Through an international subsidiary (America Bell International Inc.) and Western Electric, AT&T is showing a strong interest in gaining a share of this world telecommunications growth - both consulting services and equipment sales.
Saudi Arabia, for example, has picked Western Electric as prime contractor on a major project in that country - directing the engineering, furnishing and installation of 300 microwave radio relay stations at a cost of some $400 million.
In Iran, AT&T is involved in a potentially larger development. America Bell already has won a $30 million contract to plan Iran's multi-billion dollar system. And Western Electric can be expected to bid on a contract that involves 5 million civilian telephone lines where none exist today.
In an interview conducted by AT&T's "picturephone" service between Washington and his office in New Jersey, Hough emphasized that AT&T in earlier years has done international telecommunications consulting work. Systems have been planned in Africa and Southeast Asia by AT&T, often at the request of the U.S. government, he added.
But he conceded, "I think we will continue to do more of that sort of thing. Western Electric [WORD ILLEGIBLE] the Bell System will be more active."
Still, he forecast international operations will contribute only a "relatively small fraction" of overall AT&T revenues. One reason is the already established competition in world markets from International Telephone & Telegraph and big foreign electronics firms. In effect, AT&T is a new threat to them just as other firms are a threat to AT&T here.
More important, perhaps, was Hough's statement that he "would expect foreign profits to be greater" than on similar operations in this country.
"You have an ability to pick and choose contracts you want . . Western Electric can't pick and choose in the U.S.," Hough said.
Thus the international arena could be a source of more rapid growth in overall profitability for AT&T at a time when U.S. service profitability is controlled by regulatory agencies.
In 1976, total interstate and overseas telephone revenues of AT&T were about $10 billion, Hough said. Of that amount, about 10 per cent came from overseas business exclusing Canada and Mexico, half of which was distributed to foreign partners in communication services.
Overall, AT&T revenues in 1976 were $33 billion, including a small portion of Western Electric overseas revenues. On those revenues, AT&T earned profits of a record $3.8 billion ($6.05 a share) for an 8.9 per cent return on total capital and an 11.2 per cent return on common equity in the firm - levels exceeded by many other utilities which compete for investors' money.
It is this record which motivates AT&T managements to find sources of higher profits.
At the moment, by far the most important international development for AT&T is a case waiting for final action by the FCC involving the fast-growing North Atlantic market.

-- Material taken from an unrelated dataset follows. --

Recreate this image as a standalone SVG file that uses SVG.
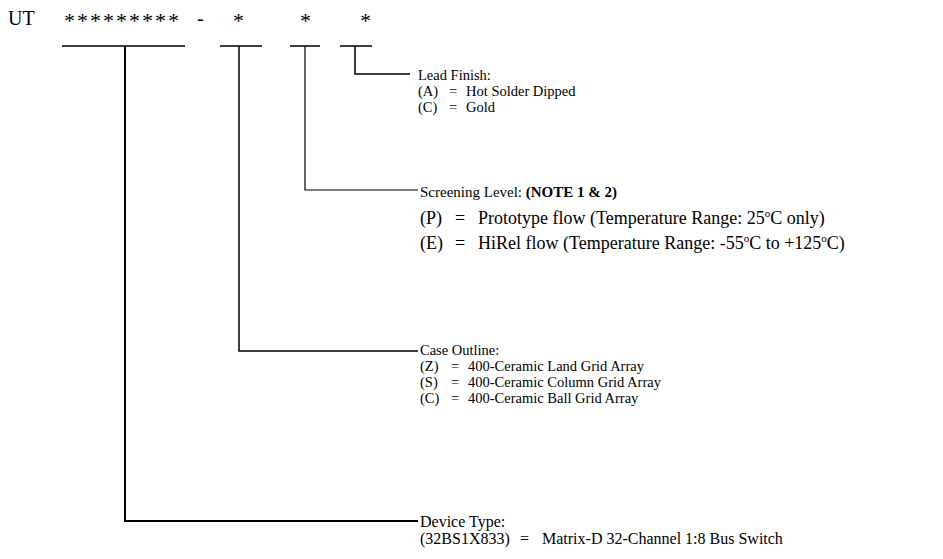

With chairman Charles D. Ferris a new arrival at the FCC, the agency this week postponed from Nov. 1 to Dec. 2 the date by which it will adopt a final plan for construction and use of new telecommunications facilities across the Atlantic.
At issue is a proceeding that started in 1970 and which will affect the availability of overseas telephone service. The economic stakes, too, are enormous.

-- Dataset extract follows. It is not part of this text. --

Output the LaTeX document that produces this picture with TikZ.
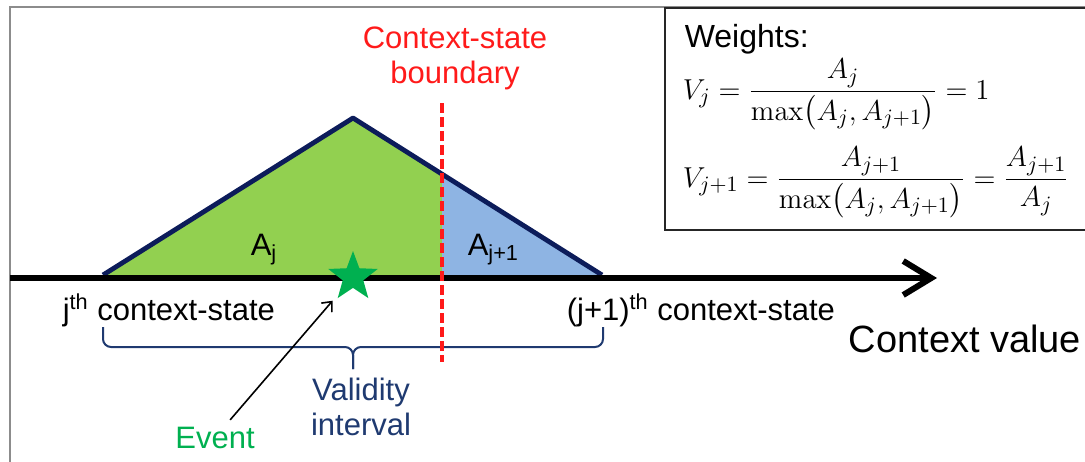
\documentclass[tikz,border=0pt]{standalone}
\usepackage{amsmath}
\usepackage[no-math]{fontspec}
\setmainfont{Liberation Sans}
\usepackage{xcolor}
\usepackage{tikz}
\usetikzlibrary{arrows.meta, positioning, shapes.geometric}
\definecolor{AreaGreen}{HTML}{92D050}
\definecolor{AreaBlue}{HTML}{8EB4E3}
\definecolor{OutlineNavy}{HTML}{0C1C5A}
\definecolor{BoundaryRed}{HTML}{FF1A1A}
\definecolor{EventGreen}{HTML}{00B050}
\definecolor{ValidBlue}{HTML}{1F3A70}
\definecolor{FrameGray}{HTML}{8C8C8C}

\begin{document}
\begin{tikzpicture}[x=0.5pt, y=-0.5pt, thick,
    txt/.style={inner sep=0pt, font=\fontsize{15.5}{17.5}\selectfont},
    eqn/.style={inner sep=0pt, anchor=base west, font=\fontsize{15}{18}\selectfont}]
        \useasboundingbox (0,0) rectangle (1085,461);
        \clip (0,0) rectangle (1085,461);

        % Frame and weights box
        \draw[FrameGray, line width=1pt] (1100,7) -- (10,7) -- (10,470);
        \draw[black!85, line width=1pt] (665,8) rectangle (1100,230);

        % Area under the triangle
        \coordinate (jbase) at (103,275);
        \coordinate (peak) at (353,118);
        \coordinate (cut) at (442,174.5);
        \coordinate (cutbase) at (442,275);
        \coordinate (jnbase) at (602,275);
        \fill[AreaGreen] (jbase) -- (peak) -- (cut) -- (cutbase) -- cycle;
        \fill[AreaBlue] (cut) -- (jnbase) -- (cutbase) -- cycle;
        \draw[OutlineNavy, line width=2.4pt, line join=round] (jbase) -- (peak) -- (jnbase);

        % Axis
        \coordinate (axisstart) at (10,278);
        \coordinate (axisend) at (937,278);
        \draw[-{Straight Barb[length=14pt, width=17pt]}, line width=3pt] (axisstart) -- (axisend);

        % Nodes
        \node[txt, anchor=base west] (aj) at (250,255) {A\textsubscript{j}};
        \node[txt, anchor=base west] (ajn) at (467,255) {A\textsubscript{j+1}};
        \node[shape=star, star points=5, star point ratio=2.4, minimum size=26pt, inner sep=0pt, fill=EventGreen] (star) at (353,277) {};
        \node[txt, anchor=base west] (jstate) at (62,320) {j\textsuperscript{th} context-state};
        \node[txt, anchor=base west] (jnstate) at (566,320) {(j+1)\textsuperscript{th} context-state};
        \node[txt, anchor=base west, font=\fontsize{19}{22}\selectfont] (ctxvalue) at (848,352) {Context value};
        \node[txt, align=center, text=BoundaryRed] (boundlabel) at (455,58) {Context-state\\boundary};
        \node[txt, align=center, text=ValidBlue] (validity) at (361,407) {Validity\\interval};
        \node[txt, anchor=base, inner sep=3pt, text=EventGreen] (event) at (215,448) {Event};

        % Weights
        \node[txt, anchor=base west, font=\fontsize{16}{19}\selectfont] (weights) at (684,47) {Weights:};
        \node[eqn] (vj) at (682,99) {$\displaystyle V_j = \frac{A_j}{\max\bigl(A_j, A_{j+1}\bigr)} = 1$};
        \node[eqn] (vjn) at (682,187) {$\displaystyle V_{j+1} = \frac{A_{j+1}}{\max\bigl(A_j, A_{j+1}\bigr)} = \frac{A_{j+1}}{A_j}$};

        % Validity brace
        \draw[ValidBlue, line width=1pt, rounded corners=4pt] (103,327) |- (353,347) -- (353,369);
        \draw[ValidBlue, line width=1pt, rounded corners=4pt] (603,327) |- (353,347) -- (353,369);

        % Arrows
        \draw[-{Straight Barb[length=4pt, width=7pt]}, line width=0.8pt, shorten >=4pt] (event) -- (star);

        % Context-state boundary
        \coordinate (boundtop) at (442,103);
        \coordinate (boundbottom) at (442,362);
        \draw[BoundaryRed, line width=2pt, dash pattern=on 5pt off 2pt] (boundtop) -- (boundbottom);
    \end{tikzpicture}
\end{document}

On one side of the controversy is Communications Satellite Corp., which wants more future business for satellites. On the other is AT&T, other international carriers and the telephone agencies of foreign countries (mostly owned by governments), all of which favor continued expansion of undersea cable transmission to accompany the satellite system.

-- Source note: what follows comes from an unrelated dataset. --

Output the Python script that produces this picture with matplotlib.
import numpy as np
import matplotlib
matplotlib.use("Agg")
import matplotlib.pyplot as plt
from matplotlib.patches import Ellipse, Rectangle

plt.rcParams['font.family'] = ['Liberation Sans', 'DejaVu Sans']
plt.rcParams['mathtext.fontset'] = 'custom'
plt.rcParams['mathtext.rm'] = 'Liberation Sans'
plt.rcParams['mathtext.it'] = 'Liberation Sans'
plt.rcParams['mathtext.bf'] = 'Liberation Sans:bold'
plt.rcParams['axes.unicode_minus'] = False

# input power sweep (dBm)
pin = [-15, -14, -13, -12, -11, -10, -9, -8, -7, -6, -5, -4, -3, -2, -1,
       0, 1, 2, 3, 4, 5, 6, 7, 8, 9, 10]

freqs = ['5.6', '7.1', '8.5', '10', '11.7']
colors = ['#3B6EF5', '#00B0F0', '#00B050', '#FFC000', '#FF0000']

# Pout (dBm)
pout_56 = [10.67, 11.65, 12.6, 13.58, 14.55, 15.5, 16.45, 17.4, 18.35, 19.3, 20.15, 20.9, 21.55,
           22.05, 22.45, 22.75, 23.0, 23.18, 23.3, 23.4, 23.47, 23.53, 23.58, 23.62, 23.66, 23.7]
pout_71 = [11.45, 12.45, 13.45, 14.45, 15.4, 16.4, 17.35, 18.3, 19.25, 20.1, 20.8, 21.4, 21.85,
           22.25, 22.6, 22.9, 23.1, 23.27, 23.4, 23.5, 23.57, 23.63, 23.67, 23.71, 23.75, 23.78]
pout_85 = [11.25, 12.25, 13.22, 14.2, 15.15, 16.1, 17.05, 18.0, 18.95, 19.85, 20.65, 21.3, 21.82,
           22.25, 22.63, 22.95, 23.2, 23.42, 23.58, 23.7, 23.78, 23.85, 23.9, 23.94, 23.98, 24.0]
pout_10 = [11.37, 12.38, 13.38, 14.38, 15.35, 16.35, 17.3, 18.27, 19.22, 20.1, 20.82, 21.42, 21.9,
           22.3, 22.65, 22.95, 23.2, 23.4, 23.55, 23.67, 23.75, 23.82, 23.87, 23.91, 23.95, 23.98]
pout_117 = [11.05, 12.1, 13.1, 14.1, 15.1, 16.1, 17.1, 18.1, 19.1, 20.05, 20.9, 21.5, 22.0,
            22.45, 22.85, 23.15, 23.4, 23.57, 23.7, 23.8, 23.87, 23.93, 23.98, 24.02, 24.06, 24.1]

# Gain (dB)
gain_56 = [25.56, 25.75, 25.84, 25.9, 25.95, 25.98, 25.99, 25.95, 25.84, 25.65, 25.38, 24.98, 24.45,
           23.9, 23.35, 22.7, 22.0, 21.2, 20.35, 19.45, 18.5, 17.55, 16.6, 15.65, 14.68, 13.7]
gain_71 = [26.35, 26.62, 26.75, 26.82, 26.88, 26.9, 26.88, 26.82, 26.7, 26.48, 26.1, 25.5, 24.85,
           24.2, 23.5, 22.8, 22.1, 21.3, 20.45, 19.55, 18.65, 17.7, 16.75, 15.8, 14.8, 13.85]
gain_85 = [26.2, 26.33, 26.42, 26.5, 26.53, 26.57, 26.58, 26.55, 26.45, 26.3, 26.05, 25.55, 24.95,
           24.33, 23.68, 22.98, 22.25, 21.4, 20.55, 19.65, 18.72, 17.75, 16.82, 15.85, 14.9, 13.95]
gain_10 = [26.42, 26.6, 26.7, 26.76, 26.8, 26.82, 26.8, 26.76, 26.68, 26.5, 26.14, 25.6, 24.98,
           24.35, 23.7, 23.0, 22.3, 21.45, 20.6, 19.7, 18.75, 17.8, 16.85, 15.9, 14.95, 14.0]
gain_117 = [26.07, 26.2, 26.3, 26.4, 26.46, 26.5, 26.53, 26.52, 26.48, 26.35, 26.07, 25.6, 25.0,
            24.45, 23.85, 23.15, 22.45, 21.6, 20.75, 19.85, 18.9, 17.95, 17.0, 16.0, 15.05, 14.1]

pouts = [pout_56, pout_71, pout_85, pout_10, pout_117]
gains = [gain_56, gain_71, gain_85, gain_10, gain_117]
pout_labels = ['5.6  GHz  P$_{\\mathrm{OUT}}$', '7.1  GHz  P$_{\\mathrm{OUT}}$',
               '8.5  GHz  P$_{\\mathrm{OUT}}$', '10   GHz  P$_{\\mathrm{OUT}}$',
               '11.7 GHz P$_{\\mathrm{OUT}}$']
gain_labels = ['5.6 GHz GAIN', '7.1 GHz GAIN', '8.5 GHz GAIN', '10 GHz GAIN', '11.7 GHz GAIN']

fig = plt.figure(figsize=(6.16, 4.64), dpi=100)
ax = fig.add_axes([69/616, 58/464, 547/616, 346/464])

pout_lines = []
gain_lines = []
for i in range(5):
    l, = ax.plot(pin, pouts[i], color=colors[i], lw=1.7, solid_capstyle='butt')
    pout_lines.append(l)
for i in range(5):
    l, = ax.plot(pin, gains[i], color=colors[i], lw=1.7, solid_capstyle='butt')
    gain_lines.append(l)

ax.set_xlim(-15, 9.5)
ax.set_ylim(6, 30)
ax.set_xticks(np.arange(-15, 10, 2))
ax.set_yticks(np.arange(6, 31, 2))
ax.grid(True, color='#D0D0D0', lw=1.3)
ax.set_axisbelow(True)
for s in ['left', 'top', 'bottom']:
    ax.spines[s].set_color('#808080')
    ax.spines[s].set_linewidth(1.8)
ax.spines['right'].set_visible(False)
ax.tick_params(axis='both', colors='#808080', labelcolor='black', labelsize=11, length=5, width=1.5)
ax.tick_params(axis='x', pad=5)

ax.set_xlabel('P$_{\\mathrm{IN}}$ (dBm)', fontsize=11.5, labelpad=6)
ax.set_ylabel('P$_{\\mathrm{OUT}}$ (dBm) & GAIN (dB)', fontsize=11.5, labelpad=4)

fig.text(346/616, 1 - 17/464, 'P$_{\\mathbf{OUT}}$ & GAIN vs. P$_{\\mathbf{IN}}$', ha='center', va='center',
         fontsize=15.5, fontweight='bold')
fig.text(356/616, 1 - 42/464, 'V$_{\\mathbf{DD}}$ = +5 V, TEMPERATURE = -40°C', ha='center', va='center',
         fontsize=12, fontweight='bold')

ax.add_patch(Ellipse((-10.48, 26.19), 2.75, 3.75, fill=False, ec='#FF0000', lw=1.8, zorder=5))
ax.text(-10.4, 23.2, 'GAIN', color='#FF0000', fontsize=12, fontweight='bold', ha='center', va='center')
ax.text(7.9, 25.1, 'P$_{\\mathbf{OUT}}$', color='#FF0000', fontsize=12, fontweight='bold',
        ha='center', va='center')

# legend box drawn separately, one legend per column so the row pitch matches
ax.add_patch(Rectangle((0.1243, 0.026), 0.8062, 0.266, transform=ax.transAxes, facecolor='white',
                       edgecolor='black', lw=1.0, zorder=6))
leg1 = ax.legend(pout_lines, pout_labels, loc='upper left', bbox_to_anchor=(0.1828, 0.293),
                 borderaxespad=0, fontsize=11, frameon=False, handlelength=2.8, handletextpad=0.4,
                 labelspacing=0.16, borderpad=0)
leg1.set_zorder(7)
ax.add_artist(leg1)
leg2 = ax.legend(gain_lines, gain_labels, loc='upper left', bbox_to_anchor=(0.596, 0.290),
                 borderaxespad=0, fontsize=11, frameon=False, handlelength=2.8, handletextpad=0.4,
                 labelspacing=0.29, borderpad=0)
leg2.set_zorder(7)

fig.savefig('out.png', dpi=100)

Representatives of foreign governments made an unprecedented personal presentation of their views before a congressional committee, and FCC representatives attended a meeting in Rome during September, where AT&T, Teleglobe Canada, 20 foreign agencies and 5 U.S. international carriers backed a division between cable and satellite.
AT&T and its associates want additional use of satellite circuits but also a seventh transatlantic cable in 1981. They have argued that this division would be least costly (a major factor in foreign agency decision making), that the foreign governments want such a division of communications, and that by not relying too much on satellite alternate services will be available.
In addition, the carriers' plan would assure continued growth of the submarine cable industry. AT&T's current total investment in cable communications is $145 million, Hough said.
Comsat argues that satellites offer flexibility and economics of scale unmatched by cable. Currently, satellites carry nearly 60 per cent of transatlantic messages, and AT&T favors a 50-50 split.